“Vi pare giusto che i contadini del Terzo Mondo nutrano il Terzo Mondo ?”

L'opinione di Vittorio Guillot

Parto dal principio che ogni essere umano, a prescindere dal colore della pelle, dal sesso e dalla sua fede politica e religiosa, abbia diritto al rispetto della sua dignità personale ed a soddisfare i suoi bisogni vitali. Credo anche che le differenti culture in cui si articola l’umanità aiutino i singoli ed i popoli a raggiungere questo scopo, anche se spesso devono essere depurate da molti appesantimenti che vanno in senso contrario al raggiungimento di quel fine. Perciò non accetto che venga imposto a nessuno un ‘pensiero unico ‘ od un unico ‘modello culturale’. Quindi al Terzo Mondo e, per quanto ci riguarda più da vicino, all’Africa non deve essere imposto il ‘modello di sviluppo ’ proprio della cultura occidentale, quasi che sia il migliore in assoluto e valido per tutti i popoli. Questa sarebbe, in realtà, una forma di neocolonialismo, molto caro alle ‘multinazionali’ ed alle potenze che le sostengono, che facilmente porterebbe alla distruzione di culture, tradizioni, lingue ed economie locali. Penso, tra l’altro, che gli stessi ‘ investimenti di capitali stranieri’ debbano essere accolti con molta prudenza, o addirittura, respinti perché troppo spesso sono attuati solo per far produrre a bassi prezzi e da una manodopera sotto pagata ciò che serve agli ‘occidentali’ e solo finché è loro conveniente. Così, però, intere comunità sono poste in mano al ‘Mercato’ e, in pratica, alle grandi imprese capitaliste, che di fatto limitano od annullano la stessa ‘autodeterminazione’ dei popoli.

Non parliamo, poi, della dipendenza economica, alimentare e politica generata dalle ‘monoculture’. Queste mettono in mano degli investitori e degli acquirenti intere comunità che, prive di altre forme di sostentamento, in caso di crollo del mercato di quella monocultura, magari artificialmente provocato, sono ridotte alla fame, e spinte ad abbandonare i campi, a rifugiarsi nelle bidonvilles ed a migrare. Persino la fornitura di aiuti alimentari può essere dannosa e, perciò, deve essere attuata con molta cautela e solo in casi estremi. Infatti può scoraggiare la produzione locale, il lavoro e tutto l’indotto artigianale e commerciale che la segue. Piuttosto, gli aiuti al Terzo Mondo devono essere finalizzati a realizzare sul posto le condizioni di sviluppo che tengano conto delle specificità naturali, ambientali e culturali dei vari Paesi e non li obblighino ad importare beni che possono essere prodotti localmente. Semmai si diversifichino le loro produzioni e, in poche parole, come lessi tempo fa, si faccia in modo che ‘I contadini del Terzo Mondo nutrano il Terzo Mondo ‘ .

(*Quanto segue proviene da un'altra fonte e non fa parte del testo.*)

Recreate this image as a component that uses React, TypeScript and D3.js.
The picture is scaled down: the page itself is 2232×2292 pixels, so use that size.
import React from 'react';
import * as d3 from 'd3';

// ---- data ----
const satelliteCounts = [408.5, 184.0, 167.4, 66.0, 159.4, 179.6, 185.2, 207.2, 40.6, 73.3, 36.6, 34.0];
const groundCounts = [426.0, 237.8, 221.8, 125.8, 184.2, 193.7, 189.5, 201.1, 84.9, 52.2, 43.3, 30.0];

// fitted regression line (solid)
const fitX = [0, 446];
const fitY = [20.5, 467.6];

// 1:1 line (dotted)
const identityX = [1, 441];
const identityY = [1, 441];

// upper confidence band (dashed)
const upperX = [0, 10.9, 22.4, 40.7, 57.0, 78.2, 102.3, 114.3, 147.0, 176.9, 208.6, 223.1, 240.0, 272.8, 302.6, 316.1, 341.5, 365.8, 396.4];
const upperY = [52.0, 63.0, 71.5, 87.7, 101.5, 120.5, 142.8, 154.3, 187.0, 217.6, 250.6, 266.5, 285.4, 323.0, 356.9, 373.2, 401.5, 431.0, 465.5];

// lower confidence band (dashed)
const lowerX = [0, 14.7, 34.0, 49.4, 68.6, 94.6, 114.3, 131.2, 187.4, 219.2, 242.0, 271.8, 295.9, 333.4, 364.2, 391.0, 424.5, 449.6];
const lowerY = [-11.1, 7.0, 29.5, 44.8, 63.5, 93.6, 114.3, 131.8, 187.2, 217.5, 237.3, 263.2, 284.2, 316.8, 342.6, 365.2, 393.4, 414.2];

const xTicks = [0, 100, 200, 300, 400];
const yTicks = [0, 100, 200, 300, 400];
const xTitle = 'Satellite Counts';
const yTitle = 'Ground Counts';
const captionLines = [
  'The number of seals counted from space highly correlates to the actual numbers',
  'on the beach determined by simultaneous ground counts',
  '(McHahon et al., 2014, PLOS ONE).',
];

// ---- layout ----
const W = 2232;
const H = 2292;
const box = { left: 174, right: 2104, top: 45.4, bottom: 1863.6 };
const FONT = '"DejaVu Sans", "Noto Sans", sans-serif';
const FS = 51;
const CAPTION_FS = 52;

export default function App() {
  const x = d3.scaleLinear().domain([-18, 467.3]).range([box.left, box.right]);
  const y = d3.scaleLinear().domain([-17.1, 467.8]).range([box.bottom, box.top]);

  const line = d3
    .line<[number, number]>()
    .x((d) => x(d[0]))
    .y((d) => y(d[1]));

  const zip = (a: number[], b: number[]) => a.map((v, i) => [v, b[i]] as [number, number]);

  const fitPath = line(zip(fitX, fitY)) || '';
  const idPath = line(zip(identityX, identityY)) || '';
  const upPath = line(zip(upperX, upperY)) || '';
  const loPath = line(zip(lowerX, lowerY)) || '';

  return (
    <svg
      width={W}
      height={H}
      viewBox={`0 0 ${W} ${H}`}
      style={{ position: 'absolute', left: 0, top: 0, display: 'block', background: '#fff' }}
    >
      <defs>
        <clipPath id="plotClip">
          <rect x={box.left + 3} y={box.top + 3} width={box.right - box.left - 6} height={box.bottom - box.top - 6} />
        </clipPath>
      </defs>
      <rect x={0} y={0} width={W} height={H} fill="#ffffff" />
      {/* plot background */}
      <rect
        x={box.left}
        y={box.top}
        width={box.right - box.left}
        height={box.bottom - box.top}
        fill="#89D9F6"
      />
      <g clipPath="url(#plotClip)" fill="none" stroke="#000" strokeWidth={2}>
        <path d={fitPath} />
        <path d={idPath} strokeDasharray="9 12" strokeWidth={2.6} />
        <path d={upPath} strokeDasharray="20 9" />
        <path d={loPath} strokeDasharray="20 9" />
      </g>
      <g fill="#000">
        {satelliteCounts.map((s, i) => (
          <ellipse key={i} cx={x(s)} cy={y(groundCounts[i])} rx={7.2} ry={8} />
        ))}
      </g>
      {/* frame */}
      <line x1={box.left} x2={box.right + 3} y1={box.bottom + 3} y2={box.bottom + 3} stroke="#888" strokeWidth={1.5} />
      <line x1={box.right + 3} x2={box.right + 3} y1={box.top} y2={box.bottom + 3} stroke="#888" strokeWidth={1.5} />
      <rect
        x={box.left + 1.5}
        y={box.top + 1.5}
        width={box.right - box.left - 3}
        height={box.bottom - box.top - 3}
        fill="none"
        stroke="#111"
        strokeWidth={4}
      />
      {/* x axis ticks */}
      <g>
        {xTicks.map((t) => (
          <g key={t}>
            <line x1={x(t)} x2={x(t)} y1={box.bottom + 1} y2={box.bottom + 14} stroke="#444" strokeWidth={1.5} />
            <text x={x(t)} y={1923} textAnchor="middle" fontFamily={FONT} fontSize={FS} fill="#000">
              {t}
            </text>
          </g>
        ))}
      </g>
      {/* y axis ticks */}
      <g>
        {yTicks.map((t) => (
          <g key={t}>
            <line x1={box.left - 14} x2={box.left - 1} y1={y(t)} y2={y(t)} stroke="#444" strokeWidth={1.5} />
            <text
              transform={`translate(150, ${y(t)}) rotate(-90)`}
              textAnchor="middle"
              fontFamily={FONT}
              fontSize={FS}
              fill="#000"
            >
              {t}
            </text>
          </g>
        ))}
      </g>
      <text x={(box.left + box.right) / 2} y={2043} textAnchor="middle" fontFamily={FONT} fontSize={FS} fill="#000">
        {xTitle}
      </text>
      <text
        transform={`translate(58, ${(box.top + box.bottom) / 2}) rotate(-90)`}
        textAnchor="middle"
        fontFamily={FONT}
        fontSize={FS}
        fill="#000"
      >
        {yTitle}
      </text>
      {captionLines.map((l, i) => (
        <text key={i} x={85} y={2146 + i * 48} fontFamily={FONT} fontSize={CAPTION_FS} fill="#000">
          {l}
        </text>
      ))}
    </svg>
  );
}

Certo, in questo quadro occorre aiutarli a modernizzare le loro strutture ed i loro mezzi di produzione nonché a formare il personale, scientificamente e professionalmente, in modo che trovino le vie di sviluppo loro proprie. E’ ovvio che, dopo aver sviluppato ed utilizzato le loro potenzialità, possano esportare le eccedenze ed importare quanto ritengono utile. In tal modo si può arrivare ad un pacifico ed ordinato scambio commerciale e, perché no, culturale, vantaggioso per entrambi. L’Unione Europea, se fosse diversa e più intelligente di quanto è, dovrebbe favorire al massimo questo tipo di emancipazione e di sviluppo ‘autoctono’, per lo meno dei popoli della vicina Africa. In tal modo eliminerebbe le cause di certe migrazioni fuori controllo che la minacciano e fanno il gioco di speculatori senza scrupoli. In pratica, partendo dalla valorizzazione delle culture locali, si potrebbe arrivare ad una autentica ‘universalità’. E’ chiaro che questo discorso non può essere capito ed accettato né dagli ‘internazionalisti’ di marca liberalcapitalista né da quelli di stampo marxista-comunista, che, a ben vedere, formano le due facce della stessa medaglia. Anche se troppo spesso manco se ne accorgono.